◆ Brief: Transcribe the full listing exactly, and drop every picture.

- - -

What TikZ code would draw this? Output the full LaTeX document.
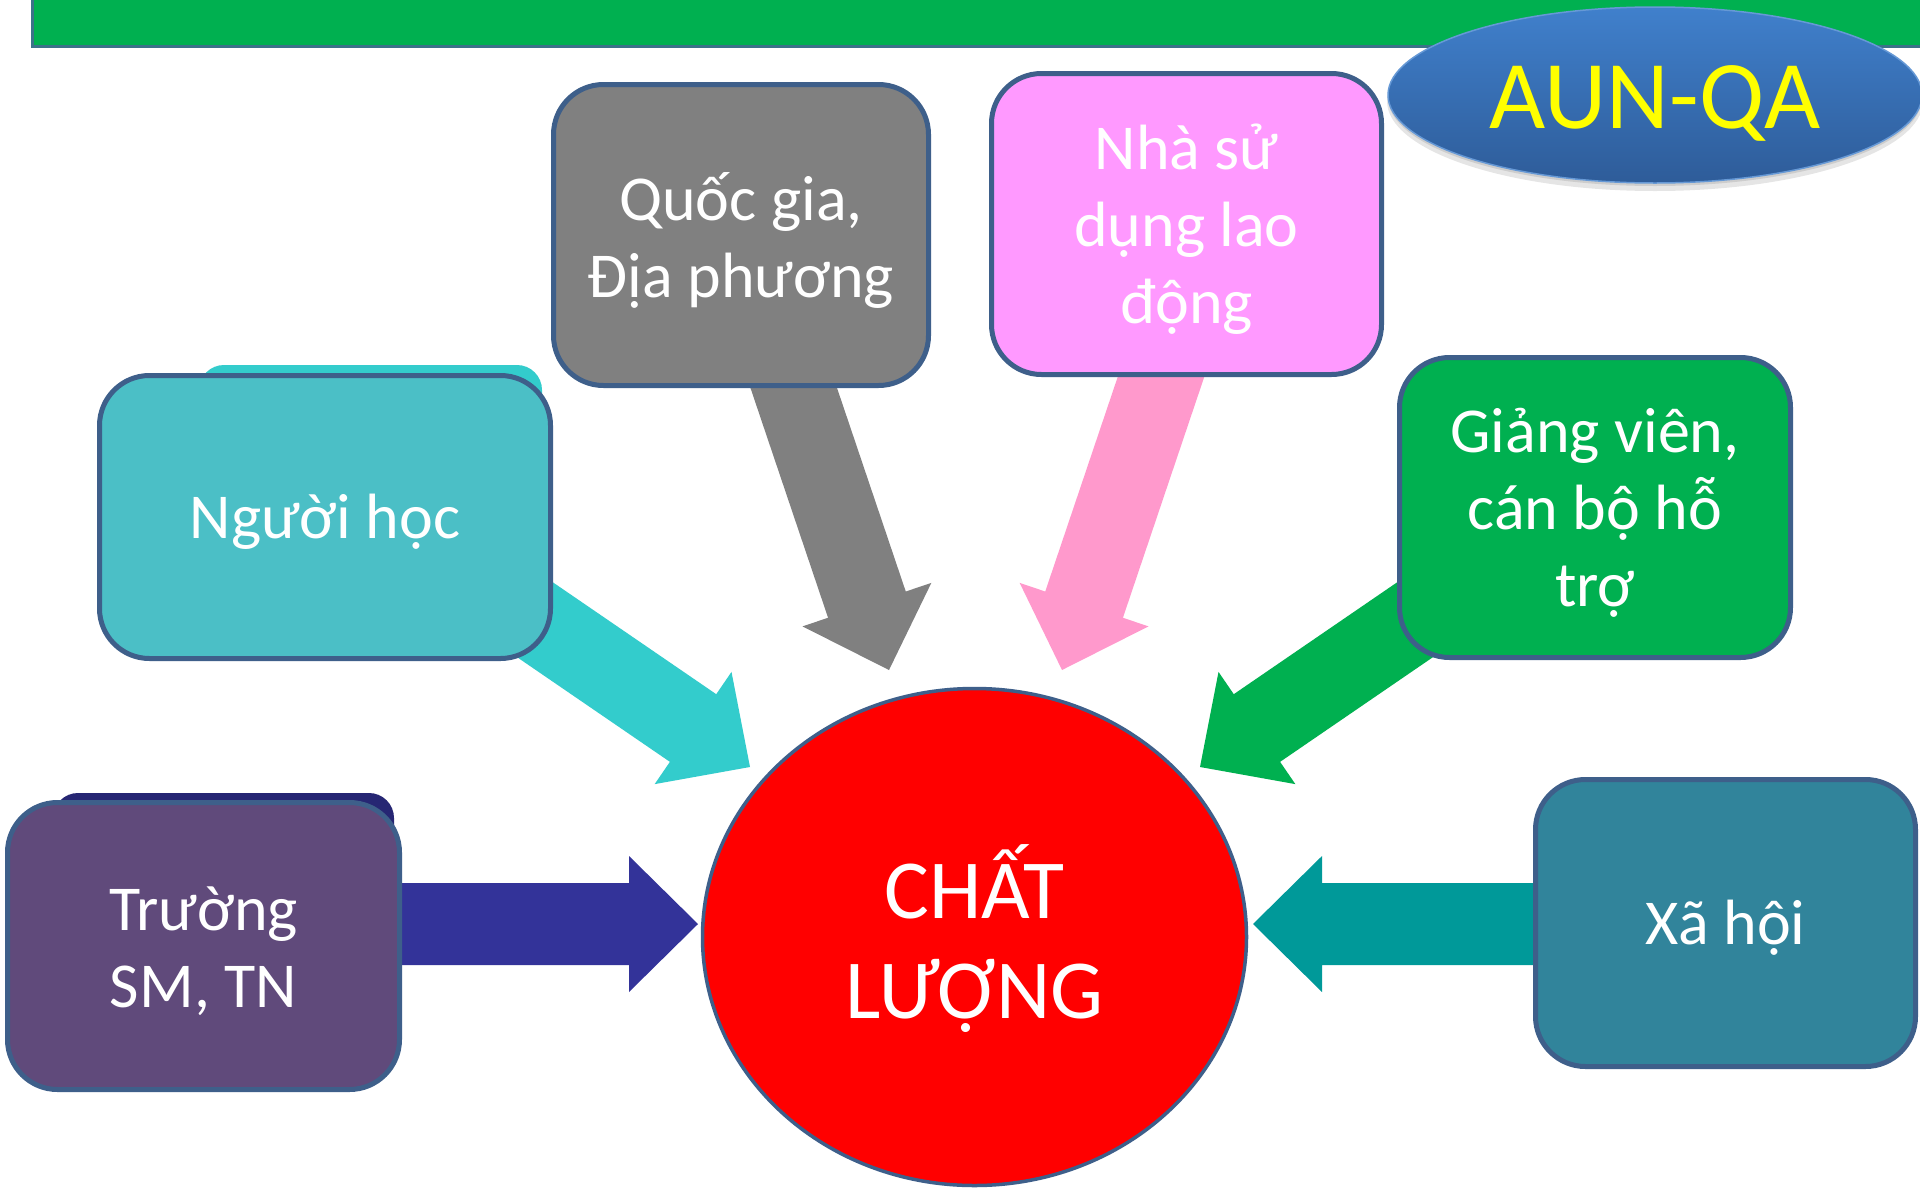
\documentclass[tikz,border=0pt]{standalone}
\usepackage{fontspec}
\setmainfont{Carlito}
\usetikzlibrary{calc,shapes.geometric}
\definecolor{bordc}{HTML}{3E5F8A}
\definecolor{barg}{HTML}{00B050}
\definecolor{barb}{HTML}{3C7289}
\definecolor{grayb}{HTML}{808080}
\definecolor{pinkb}{HTML}{FF99FF}
\definecolor{cyanb}{HTML}{4BBFC6}
\definecolor{cyansh}{HTML}{33CCCC}
\definecolor{greenb}{HTML}{00B050}
\definecolor{purpb}{HTML}{604A7B}
\definecolor{navysh}{HTML}{262673}
\definecolor{tealb}{HTML}{31849B}
\definecolor{pinka}{HTML}{FF99CC}
\definecolor{navya}{HTML}{333399}
\definecolor{teala}{HTML}{009999}
\definecolor{elltop}{HTML}{4080CC}
\definecolor{ellbot}{HTML}{2E5C99}
\definecolor{auny}{HTML}{FFFF00}
\newcommand\blockarrow[3]{%
  \path ($(#2)!69pt!(#1)$) coordinate (bah);
  \fill[#3] ($(#1)!41pt!90:(#2)$) -- ($(bah)!41pt!90:(#2)$) -- ($(bah)!68pt!90:(#2)$)
    -- (#2) -- ($(bah)!68pt!-90:(#2)$) -- ($(bah)!41pt!-90:(#2)$) -- ($(#1)!41pt!-90:(#2)$) -- cycle;}
\begin{document}
\begin{tikzpicture}[x=1pt,y=-1pt,
  box/.style={draw=bordc, line width=5pt, rounded corners=50pt, inner sep=0pt},
  btext/.style={text=white, align=center, font=\fontsize{64}{77}\selectfont, inner sep=0pt, yshift=-5pt},
  shadowbox/.style={rounded corners=25pt}]
\useasboundingbox (0,0) rectangle (1920,1189);
\fill[white] (0,0) rectangle (1920,1189);
% top bar
\fill[barg] (32,-5) rectangle (1925,46);
\draw[barb, line width=3pt] (32,-5) -- (32,46) -- (1925,46);
% AUN-QA ellipse
\fill[black, opacity=0.10] (1655,101) ellipse (268 and 90);
\fill[black, opacity=0.10] (1655,98) ellipse (267 and 88);
\node[ellipse, minimum width=534pt, minimum height=176pt, top color=elltop, bottom color=ellbot,
  draw=elltop!80!white, line width=1.5pt, inner sep=0pt,
  label={[text=auny, font=\fontsize{97}{100}\selectfont, inner sep=0pt, yshift=-8pt]center:AUN-QA}] (aun) at (1655,95) {};
% arrow coordinates
\coordinate (tQ) at (761,291);   \coordinate (hQ) at (889,670);
\coordinate (tN) at (1190,291);  \coordinate (hN) at (1062,670);
\coordinate (tH) at (502.5,597.5); \coordinate (hH) at (750,767);
\coordinate (tG) at (1447.5,597.5); \coordinate (hG) at (1200,767);
\coordinate (tT) at (300,924);   \coordinate (hT) at (698,924);
\coordinate (tX) at (1650,924);  \coordinate (hX) at (1253,924);
% shadows
\fill[cyansh, shadowbox] (199,365) rectangle (542,600);
\fill[navysh, shadowbox] (53,793) rectangle (394,1000);
% arrows
\blockarrow{tQ}{hQ}{grayb}
\blockarrow{tN}{hN}{pinka}
\blockarrow{tH}{hH}{cyansh}
\blockarrow{tG}{hG}{greenb}
\blockarrow{tT}{hT}{navya}
\blockarrow{tX}{hX}{teala}
% boxes
\node[box, fill=grayb, minimum width=375pt, minimum height=301pt,
  label={[btext]center:{Quốc gia,\\Địa phương}}] (qg) at (741,235) {};
\node[box, fill=pinkb, minimum width=390pt, minimum height=301pt,
  label={[btext]center:{Nhà sử\\dụng lao\\động}}] (nsd) at (1186.5,224) {};
\node[box, fill=cyanb, minimum width=451pt, minimum height=283pt,
  label={[btext]center:{Người học}}] (nh) at (325,517) {};
\node[box, fill=greenb, minimum width=391pt, minimum height=300pt,
  label={[btext]center:{Giảng viên,\\cán bộ hỗ\\trợ}}] (gv) at (1595,507.5) {};
\node[box, fill=purpb, minimum width=392pt, minimum height=287pt,
  label={[btext]center:{Trường\\SM, TN}}] (tr) at (203.5,946) {};
\node[box, fill=tealb, minimum width=380pt, minimum height=287pt,
  label={[btext]center:{Xã hội}}] (xh) at (1725.5,923) {};
% circle
\node[ellipse, fill=red, draw=bordc, line width=3.5pt, minimum width=544pt, minimum height=497pt,
  inner sep=0pt, label={[text=white, align=center, inner sep=0pt, yshift=-2pt,
  font=\fontsize{84}{100}\selectfont]center:{CHẤT\\LƯỢNG}}] (cl) at (974.5,937) {};
\end{tikzpicture}
\end{document}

- - -

◆ Problem solution:
What TikZ code would draw this? Output the full LaTeX document.
\documentclass[tikz,border=0pt]{standalone}
\usepackage{fontspec}
\setmainfont{Carlito}
\usetikzlibrary{calc,shapes.geometric}
\definecolor{bordc}{HTML}{3E5F8A}
\definecolor{barg}{HTML}{00B050}
\definecolor{barb}{HTML}{3C7289}
\definecolor{grayb}{HTML}{808080}
\definecolor{pinkb}{HTML}{FF99FF}
\definecolor{cyanb}{HTML}{4BBFC6}
\definecolor{cyansh}{HTML}{33CCCC}
\definecolor{greenb}{HTML}{00B050}
\definecolor{purpb}{HTML}{604A7B}
\definecolor{navysh}{HTML}{262673}
\definecolor{tealb}{HTML}{31849B}
\definecolor{pinka}{HTML}{FF99CC}
\definecolor{navya}{HTML}{333399}
\definecolor{teala}{HTML}{009999}
\definecolor{elltop}{HTML}{4080CC}
\definecolor{ellbot}{HTML}{2E5C99}
\definecolor{auny}{HTML}{FFFF00}
\newcommand\blockarrow[3]{%
  \path ($(#2)!69pt!(#1)$) coordinate (bah);
  \fill[#3] ($(#1)!41pt!90:(#2)$) -- ($(bah)!41pt!90:(#2)$) -- ($(bah)!68pt!90:(#2)$)
    -- (#2) -- ($(bah)!68pt!-90:(#2)$) -- ($(bah)!41pt!-90:(#2)$) -- ($(#1)!41pt!-90:(#2)$) -- cycle;}
\begin{document}
\begin{tikzpicture}[x=1pt,y=-1pt,
  box/.style={draw=bordc, line width=5pt, rounded corners=50pt, inner sep=0pt},
  btext/.style={text=white, align=center, font=\fontsize{64}{77}\selectfont, inner sep=0pt, yshift=-5pt},
  shadowbox/.style={rounded corners=25pt}]
\useasboundingbox (0,0) rectangle (1920,1189);
\fill[white] (0,0) rectangle (1920,1189);
% top bar
\fill[barg] (32,-5) rectangle (1925,46);
\draw[barb, line width=3pt] (32,-5) -- (32,46) -- (1925,46);
% AUN-QA ellipse
\fill[black, opacity=0.10] (1655,101) ellipse (268 and 90);
\fill[black, opacity=0.10] (1655,98) ellipse (267 and 88);
\node[ellipse, minimum width=534pt, minimum height=176pt, top color=elltop, bottom color=ellbot,
  draw=elltop!80!white, line width=1.5pt, inner sep=0pt,
  label={[text=auny, font=\fontsize{97}{100}\selectfont, inner sep=0pt, yshift=-8pt]center:AUN-QA}] (aun) at (1655,95) {};
% arrow coordinates
\coordinate (tQ) at (761,291);   \coordinate (hQ) at (889,670);
\coordinate (tN) at (1190,291);  \coordinate (hN) at (1062,670);
\coordinate (tH) at (502.5,597.5); \coordinate (hH) at (750,767);
\coordinate (tG) at (1447.5,597.5); \coordinate (hG) at (1200,767);
\coordinate (tT) at (300,924);   \coordinate (hT) at (698,924);
\coordinate (tX) at (1650,924);  \coordinate (hX) at (1253,924);
% shadows
\fill[cyansh, shadowbox] (199,365) rectangle (542,600);
\fill[navysh, shadowbox] (53,793) rectangle (394,1000);
% arrows
\blockarrow{tQ}{hQ}{grayb}
\blockarrow{tN}{hN}{pinka}
\blockarrow{tH}{hH}{cyansh}
\blockarrow{tG}{hG}{greenb}
\blockarrow{tT}{hT}{navya}
\blockarrow{tX}{hX}{teala}
% boxes
\node[box, fill=grayb, minimum width=375pt, minimum height=301pt,
  label={[btext]center:{Quốc gia,\\Địa phương}}] (qg) at (741,235) {};
\node[box, fill=pinkb, minimum width=390pt, minimum height=301pt,
  label={[btext]center:{Nhà sử\\dụng lao\\động}}] (nsd) at (1186.5,224) {};
\node[box, fill=cyanb, minimum width=451pt, minimum height=283pt,
  label={[btext]center:{Người học}}] (nh) at (325,517) {};
\node[box, fill=greenb, minimum width=391pt, minimum height=300pt,
  label={[btext]center:{Giảng viên,\\cán bộ hỗ\\trợ}}] (gv) at (1595,507.5) {};
\node[box, fill=purpb, minimum width=392pt, minimum height=287pt,
  label={[btext]center:{Trường\\SM, TN}}] (tr) at (203.5,946) {};
\node[box, fill=tealb, minimum width=380pt, minimum height=287pt,
  label={[btext]center:{Xã hội}}] (xh) at (1725.5,923) {};
% circle
\node[ellipse, fill=red, draw=bordc, line width=3.5pt, minimum width=544pt, minimum height=497pt,
  inner sep=0pt, label={[text=white, align=center, inner sep=0pt, yshift=-2pt,
  font=\fontsize{84}{100}\selectfont]center:{CHẤT\\LƯỢNG}}] (cl) at (974.5,937) {};
\end{tikzpicture}
\end{document}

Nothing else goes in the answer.